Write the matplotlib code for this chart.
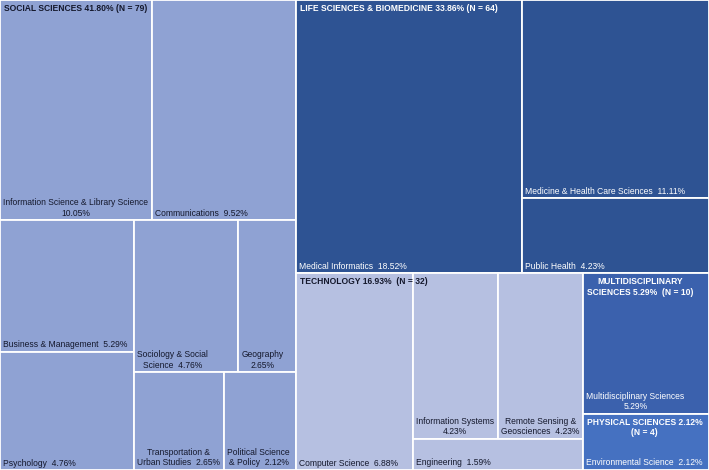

* * * * * * *

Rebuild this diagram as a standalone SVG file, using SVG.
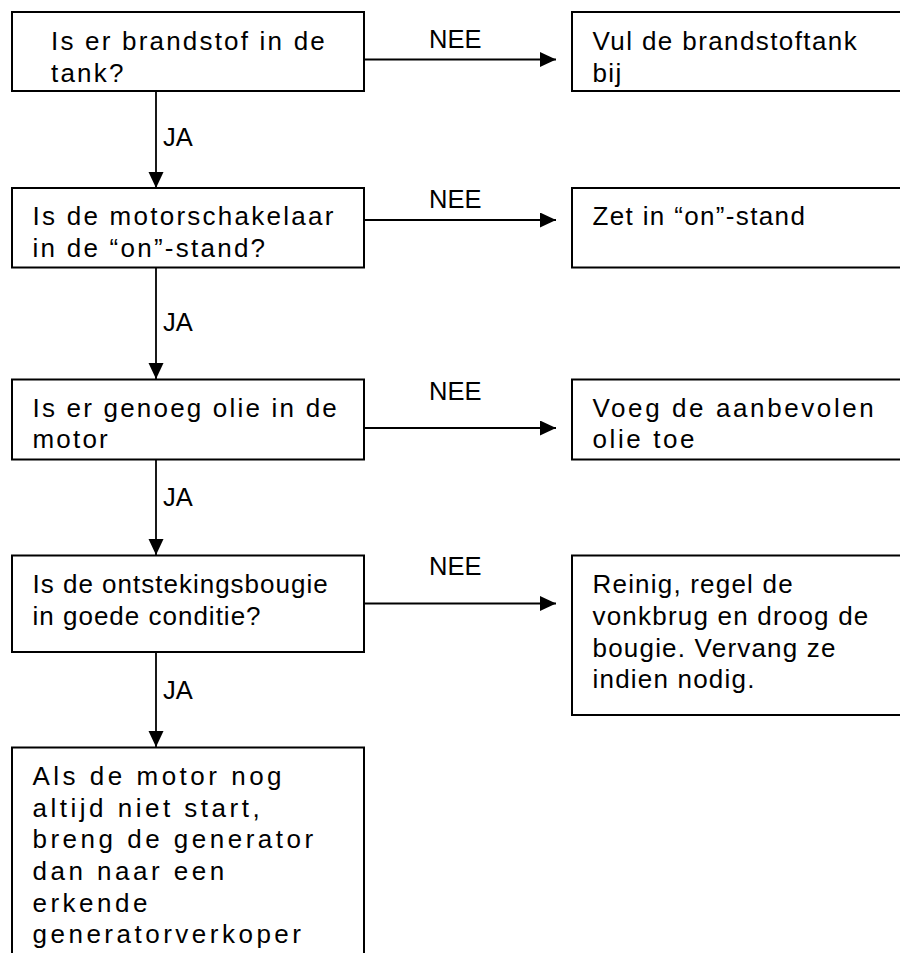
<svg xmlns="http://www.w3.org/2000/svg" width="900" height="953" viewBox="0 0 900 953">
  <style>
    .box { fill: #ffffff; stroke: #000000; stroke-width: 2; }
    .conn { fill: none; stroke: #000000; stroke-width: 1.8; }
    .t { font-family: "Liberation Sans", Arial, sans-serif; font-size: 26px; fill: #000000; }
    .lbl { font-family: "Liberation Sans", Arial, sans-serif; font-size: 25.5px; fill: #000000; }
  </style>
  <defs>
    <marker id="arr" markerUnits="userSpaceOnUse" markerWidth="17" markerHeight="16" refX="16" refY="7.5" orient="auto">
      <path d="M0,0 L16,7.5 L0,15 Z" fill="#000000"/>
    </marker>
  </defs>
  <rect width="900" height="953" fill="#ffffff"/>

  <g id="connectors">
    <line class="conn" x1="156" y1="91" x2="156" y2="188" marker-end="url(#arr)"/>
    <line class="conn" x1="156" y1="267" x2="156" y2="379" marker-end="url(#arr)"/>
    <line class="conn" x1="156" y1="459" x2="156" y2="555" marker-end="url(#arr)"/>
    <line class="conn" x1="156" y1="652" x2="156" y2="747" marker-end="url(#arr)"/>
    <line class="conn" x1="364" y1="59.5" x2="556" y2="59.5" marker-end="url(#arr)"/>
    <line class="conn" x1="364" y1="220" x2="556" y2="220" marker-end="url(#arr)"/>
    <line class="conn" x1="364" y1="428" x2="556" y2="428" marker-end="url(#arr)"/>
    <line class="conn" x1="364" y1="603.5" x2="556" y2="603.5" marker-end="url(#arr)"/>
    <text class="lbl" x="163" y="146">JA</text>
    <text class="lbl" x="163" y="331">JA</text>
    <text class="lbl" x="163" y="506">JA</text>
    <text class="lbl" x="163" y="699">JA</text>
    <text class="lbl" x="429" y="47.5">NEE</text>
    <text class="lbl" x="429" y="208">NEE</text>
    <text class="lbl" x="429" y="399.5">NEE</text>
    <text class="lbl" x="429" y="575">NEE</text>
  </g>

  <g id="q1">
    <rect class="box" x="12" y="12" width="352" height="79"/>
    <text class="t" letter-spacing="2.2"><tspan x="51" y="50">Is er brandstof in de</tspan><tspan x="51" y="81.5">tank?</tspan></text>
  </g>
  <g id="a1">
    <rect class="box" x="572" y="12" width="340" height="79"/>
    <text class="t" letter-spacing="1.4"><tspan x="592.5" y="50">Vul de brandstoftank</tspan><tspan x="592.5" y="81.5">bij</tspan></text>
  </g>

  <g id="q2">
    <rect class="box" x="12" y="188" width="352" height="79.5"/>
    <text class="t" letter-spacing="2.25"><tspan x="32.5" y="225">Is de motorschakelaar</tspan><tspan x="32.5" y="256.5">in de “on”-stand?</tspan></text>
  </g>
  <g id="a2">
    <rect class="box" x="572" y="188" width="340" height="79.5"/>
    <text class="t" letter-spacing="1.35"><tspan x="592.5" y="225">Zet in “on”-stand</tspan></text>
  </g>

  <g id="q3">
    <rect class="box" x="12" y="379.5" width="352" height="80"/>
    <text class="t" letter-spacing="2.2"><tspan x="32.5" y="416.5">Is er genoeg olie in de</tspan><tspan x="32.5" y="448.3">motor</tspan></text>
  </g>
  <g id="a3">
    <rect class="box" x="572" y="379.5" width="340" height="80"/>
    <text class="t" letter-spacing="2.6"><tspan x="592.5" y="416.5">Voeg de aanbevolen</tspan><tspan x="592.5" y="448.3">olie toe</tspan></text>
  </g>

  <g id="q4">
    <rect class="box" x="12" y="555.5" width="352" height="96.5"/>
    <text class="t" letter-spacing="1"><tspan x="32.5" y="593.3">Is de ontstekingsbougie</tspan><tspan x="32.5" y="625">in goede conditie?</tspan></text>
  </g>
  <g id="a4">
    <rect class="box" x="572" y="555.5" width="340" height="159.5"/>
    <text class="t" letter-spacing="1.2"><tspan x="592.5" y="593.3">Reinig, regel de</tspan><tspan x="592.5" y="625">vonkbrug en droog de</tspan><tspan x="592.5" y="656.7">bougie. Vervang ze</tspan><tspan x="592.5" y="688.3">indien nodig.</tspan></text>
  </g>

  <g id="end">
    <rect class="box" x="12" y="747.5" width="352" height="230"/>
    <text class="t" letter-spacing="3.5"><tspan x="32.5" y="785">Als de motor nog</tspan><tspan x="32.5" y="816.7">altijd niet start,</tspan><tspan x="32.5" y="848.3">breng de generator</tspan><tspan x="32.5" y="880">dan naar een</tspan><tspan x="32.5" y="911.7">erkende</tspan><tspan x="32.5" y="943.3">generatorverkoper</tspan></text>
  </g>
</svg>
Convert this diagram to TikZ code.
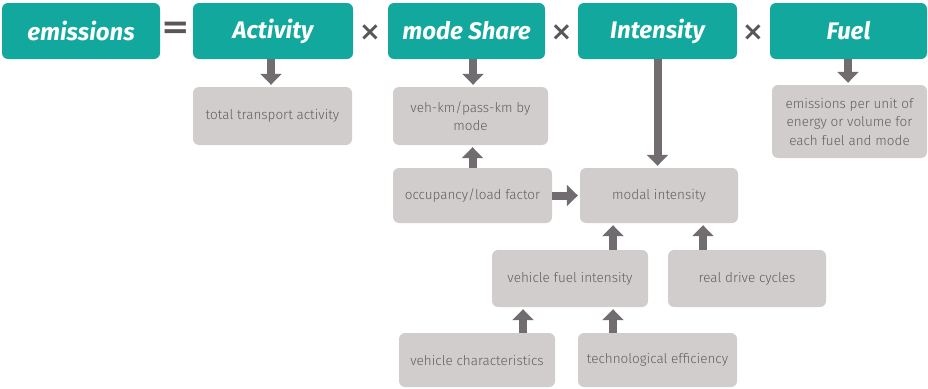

* * * * * * *

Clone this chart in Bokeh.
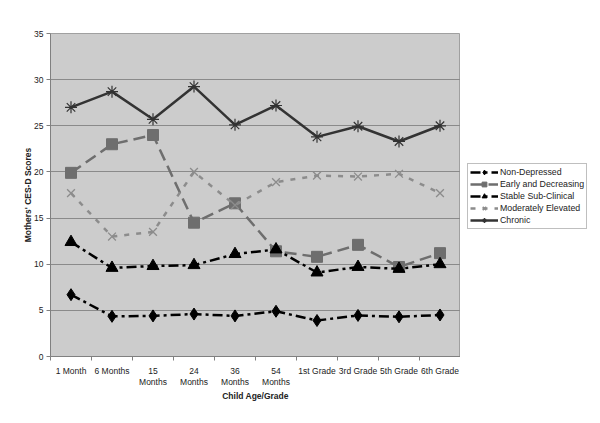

* * * * * * *

### WHAT YOU WILL DO
Return all lines containing "this".

### CORRECT ANSWER
Write the matplotlib code for this chart.
Rebuild this diagram as a standalone SVG file, using SVG.
Convert this diagram to TikZ code.
Clone this chart in Bokeh.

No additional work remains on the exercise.